Test input Expected output What it validates
single node 1 trivial safe exit
ghost at exit path 0 blocking behavior
disconnected graph 0 reachability vs safety

Edge Cases

A key edge case is when a ghost starts in a room adjacent to Harry and reaches an exit faster even though Harry’s path is short. The algorithm handles this because BFS from ghosts correctly propagates their earliest arrival times outward, making nearby regions immediately unsafe unless Harry is strictly faster.

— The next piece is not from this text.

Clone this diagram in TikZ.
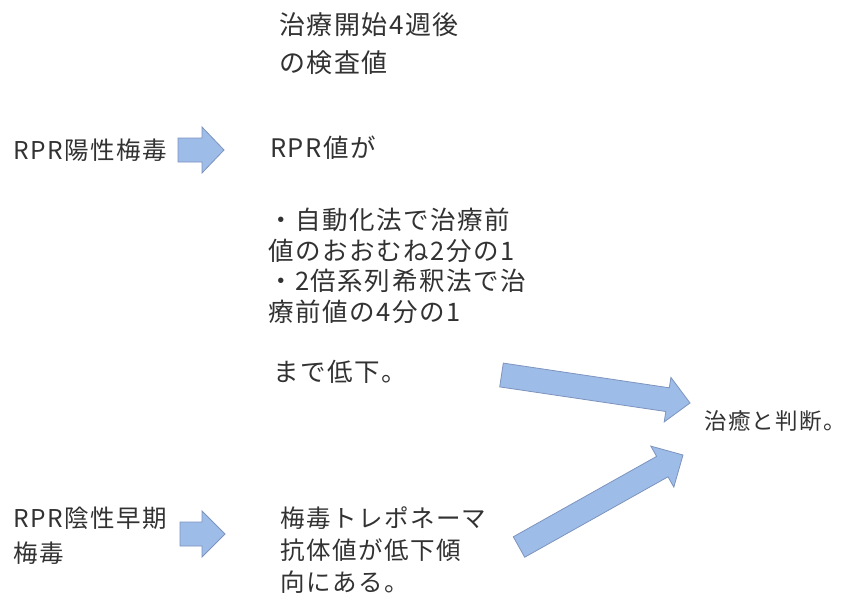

Another case is when multiple ghosts exist and only the minimum arrival among them matters. The multi-source BFS naturally encodes this because all ghosts enter the queue at time zero and the first arrival to each node is automatically the minimum across all sources.

A final case is when an exit is unreachable for ghosts. The ghost distance remains infinite, and the comparison distH[e] < distG[e] correctly accepts such exits regardless of path length, matching the fact that no ghost can ever interfere.